De lokale bevolking zegt dat er “negen maanden winter” zijn en “drie maanden hel”. De regio heeft weinig bomen, zodat verwarming en verkoeling altijd al een uitdaging zijn geweest.
In de vroege middeleeuwen bedachten de Castillianen een ondergronds verwarmingssysteem dat een nakomeling is van de Romeinse hypocaust: de “gloria”. Door de trage verbranding kunnen er in een gloria niet alleen brandhout maar ook hooi en twijgen als brandstof worden gebruikt.
De Gloria
Opmerkelijk genoeg wordt de gloria nog steeds gebruikt. Verschillende dorpen, vooral in de ruimere regio rond Burgos, hebben nog steeds huizen met ondergrondse haarden, waarvan sommigen nog steeds worden gebruikt.
In januari nam mijn vriend Pedro me mee naar het huis van zijn nonkel in Hontangas, een piepklein dorp op een honderdtal kilometer van Burgos. De nonkel, bijna zeventig, steekt gedurende “negen maanden winter” iedere ochtend de gloria aan.

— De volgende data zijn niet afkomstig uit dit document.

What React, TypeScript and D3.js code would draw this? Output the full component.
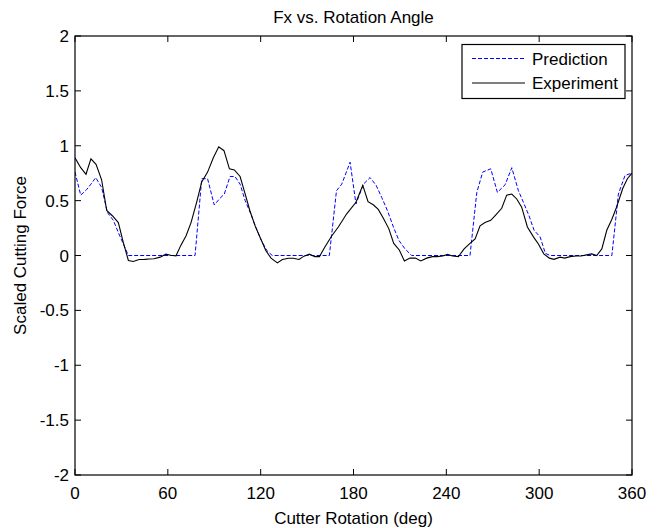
import React from "react";
import * as d3 from "d3";

const xTicks = [0, 60, 120, 180, 240, 300, 360];
const yTicks = [-2, -1.5, -1, -0.5, 0, 0.5, 1, 1.5, 2];

const expAngles = [
  0, 3.7, 7.1, 10.3, 13.6, 17.2, 20.5, 24.3, 28, 31.2, 34.5, 37.7, 41.4, 45, 48, 51, 55, 58.8, 61.8, 65.3,
  68.3, 71.8, 75, 78.6, 81.9, 85.7, 89.4, 92.9, 96.3, 99.8, 103, 106.7, 110, 113, 116.4, 119.6, 123.3,
  126.7, 130.8, 134, 138, 141, 144.8, 148, 151.5, 155, 158, 161.6, 166, 170.2, 175.6, 181.6, 186, 189.4,
  193, 196, 199.3, 202.8, 206, 209.6, 212.9, 216.5, 220, 223.5, 227.3, 231, 234, 237.7, 240.7, 244, 247.8,
  251.5, 255.3, 258.6, 261.8, 265, 268.7, 272, 275.8, 279, 282.3, 285.5, 288.7, 292.4, 296.3, 299.5, 303,
  306.6, 309.6, 313.5, 316.5, 320, 323.8, 327, 330.7, 334, 337.2, 340.5, 343.7, 347, 350, 354, 357, 360,
];
const expValues = [
  0.89, 0.8, 0.74, 0.88, 0.83, 0.69, 0.41, 0.36, 0.3, 0.12, -0.045, -0.055, -0.036, -0.035, -0.032, -0.03,
  -0.015, 0.012, 0.003, -0.003, 0.09, 0.18, 0.3, 0.485, 0.67, 0.76, 0.89, 0.99, 0.955, 0.79, 0.78, 0.72,
  0.56, 0.41, 0.27, 0.167, 0.045, -0.024, -0.067, -0.036, -0.025, -0.025, -0.036, -0.006, 0.012, -0.01,
  -0.01, 0.08, 0.18, 0.26, 0.38, 0.485, 0.64, 0.49, 0.46, 0.42, 0.34, 0.245, 0.11, 0.05, -0.05, -0.024,
  -0.024, -0.05, -0.024, -0.01, -0.01, -0.005, 0.01, -0.005, -0.01, 0.06, 0.11, 0.15, 0.27, 0.3, 0.32,
  0.37, 0.43, 0.55, 0.56, 0.515, 0.44, 0.26, 0.17, 0.105, 0.015, -0.024, -0.035, -0.015, -0.024, -0.01,
  -0.005, -0.005, 0.006, 0.015, 0.0, 0.06, 0.23, 0.33, 0.44, 0.61, 0.7, 0.75,
];

const predAngles = [
  0, 3.7, 7.5, 10.3, 13.4, 17.2, 21, 24.8, 28, 31.2, 34.5, 77.6, 81.9, 85.7, 90, 93.3, 96.5, 100.2, 103.4,
  106.7, 110, 113.6, 116.8, 120, 124, 127.5, 164.4, 169, 172.4, 177.8, 181.6, 186.4, 190.7, 194.6, 198.2,
  201.9, 205.8, 209.4, 213.3, 217.6, 255.3, 259.7, 263.5, 268.7, 273, 278, 282.3, 286.6, 289.8, 293.5,
  296.7, 300.6, 304, 307, 347, 351.2, 355.5, 360,
];
const predValues = [
  0.76, 0.55, 0.6, 0.65, 0.71, 0.62, 0.39, 0.32, 0.21, 0.106, 0, 0, 0.7, 0.7, 0.46, 0.515, 0.56, 0.72, 0.72,
  0.65, 0.5, 0.38, 0.26, 0.15, 0.045, 0, 0, 0.59, 0.65, 0.85, 0.47, 0.65, 0.71, 0.64, 0.53, 0.41, 0.26,
  0.136, 0.06, 0, 0, 0.575, 0.76, 0.79, 0.575, 0.645, 0.8, 0.59, 0.485, 0.36, 0.23, 0.17, 0.02, 0, 0, 0.56,
  0.73, 0.75,
];

const seriesNames = ["Prediction", "Experiment"];
const titleText = "Fx vs. Rotation Angle";
const xLabel = "Cutter Rotation (deg)";
const yLabel = "Scaled Cutting Force";

const W = 661;
const H = 528;
const L = 75;
const R = 632;
const T = 36;
const B = 475;
const FONT = "Helvetica, Arial, 'Liberation Sans', sans-serif";
const FS = 17;

export default function App() {
  const x = d3.scaleLinear().domain([0, 360]).range([L, R]);
  const y = d3.scaleLinear().domain([-2, 2]).range([B, T]);

  const expPts: [number, number][] = expAngles.map((a, i) => [a, expValues[i]]);
  const predPts: [number, number][] = predAngles.map((a, i) => [a, predValues[i]]);
  const line = d3
    .line<[number, number]>()
    .x((d) => x(d[0]))
    .y((d) => y(d[1]));

  const tl = 6;

  return (
    <svg
      width={W}
      height={H}
      style={{ position: "absolute", left: 0, top: 0, background: "#fff" }}
      fontFamily={FONT}
    >
      <rect x={0} y={0} width={W} height={H} fill="#fff" />
      <text x={(L + R) / 2} y={23} textAnchor="middle" fontSize={FS} fill="#000">
        {titleText}
      </text>
      <g clipPath="url(#clip)">
        <path d={line(predPts) || ""} fill="none" stroke="#0000ff" strokeWidth={1} strokeDasharray="4,2" />
        <path d={line(expPts) || ""} fill="none" stroke="#000" strokeWidth={1.1} />
      </g>
      <defs>
        <clipPath id="clip">
          <rect x={L} y={T} width={R - L} height={B - T} />
        </clipPath>
      </defs>
      {xTicks.map((t) => (
        <g key={"x" + t}>
          <line x1={x(t)} x2={x(t)} y1={B} y2={B - tl} stroke="#000" />
          <line x1={x(t)} x2={x(t)} y1={T} y2={T + tl} stroke="#000" />
          <text x={x(t)} y={499} textAnchor="middle" fontSize={FS} fill="#000">
            {t}
          </text>
        </g>
      ))}
      {yTicks.map((t) => (
        <g key={"y" + t}>
          <line x1={L} x2={L + tl} y1={y(t)} y2={y(t)} stroke="#000" />
          <line x1={R} x2={R - tl} y1={y(t)} y2={y(t)} stroke="#000" />
          <text x={69} y={y(t) + 6} textAnchor="end" fontSize={FS} fill="#000">
            {String(t)}
          </text>
        </g>
      ))}
      <rect x={L} y={T} width={R - L} height={B - T} fill="none" stroke="#000" strokeWidth={1.2} />
      <text x={(L + R) / 2} y={524} textAnchor="middle" fontSize={FS} fill="#000">
        {xLabel}
      </text>
      <text
        transform={`translate(26, ${(T + B) / 2}) rotate(-90)`}
        textAnchor="middle"
        fontSize={FS}
        fill="#000"
      >
        {yLabel}
      </text>
      <g>
        <rect x={462} y={44.5} width={163} height={54} fill="#fff" stroke="#000" strokeWidth={1.2} />
        <line x1={472} x2={525} y1={58.5} y2={58.5} stroke="#0000ff" strokeWidth={1} strokeDasharray="4,2" />
        <line x1={472} x2={525} y1={83} y2={83} stroke="#000" strokeWidth={1.1} />
        <text x={532} y={64.5} fontSize={FS} fill="#000">
          {seriesNames[0]}
        </text>
        <text x={532} y={89} fontSize={FS} fill="#000">
          {seriesNames[1]}
        </text>
      </g>
    </svg>
  );
}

Een gloria verwarmt één of hooguit twee kamers, gewoonlijk de keuken en/of de woonkamer. De haard bevindt zich aan de buitenkant van het huis, meestal op een binnenplaats maar soms ook aan de straatkant. De muur erboven is zwart van het roet.
De warme rookgassen van de verbranding worden door een of meerdere kanalen geleid onder de verhoogde vloer van de verwarmde kamer(s), waarna ze opstijgen door de schoorsteen.
De vloer en de muren absorberen deze warmte en stralen ze traag de kamer in. Tijdens de zomer zorgt een natuurlijke luchtstroom in de gloria voor een koeling van de ruimte.
De uitdrukking “estar en la gloria”, die betekent dat iemand zich behaaglijk voelt, verwijst naar dit middeleeuwse verwarmingssysteem.
Het voor de hand liggende nadeel van de gloria is dat je ’s morgens eerst in de kou naar buiten moet om de verwarming aan te steken. Dat proces duurt een twintigtal minuten.
Eerst wordt er een in twee geplooide bundel druivenstekken in de verbrandingskamer gestopt, gevolgd door wat brandhout.
Eens het vuur goed op gang is, wordt de open haard afgedekt met een paar metalen platen, waarop een aantal stenen worden gelegd. Op die manier ontstaat een trage verbranding en gaat er zo min mogelijk warmte verloren.
Eén keer stoken per dag volstaat om een kamer van ongeveer 4 x 4 meter warm te houden.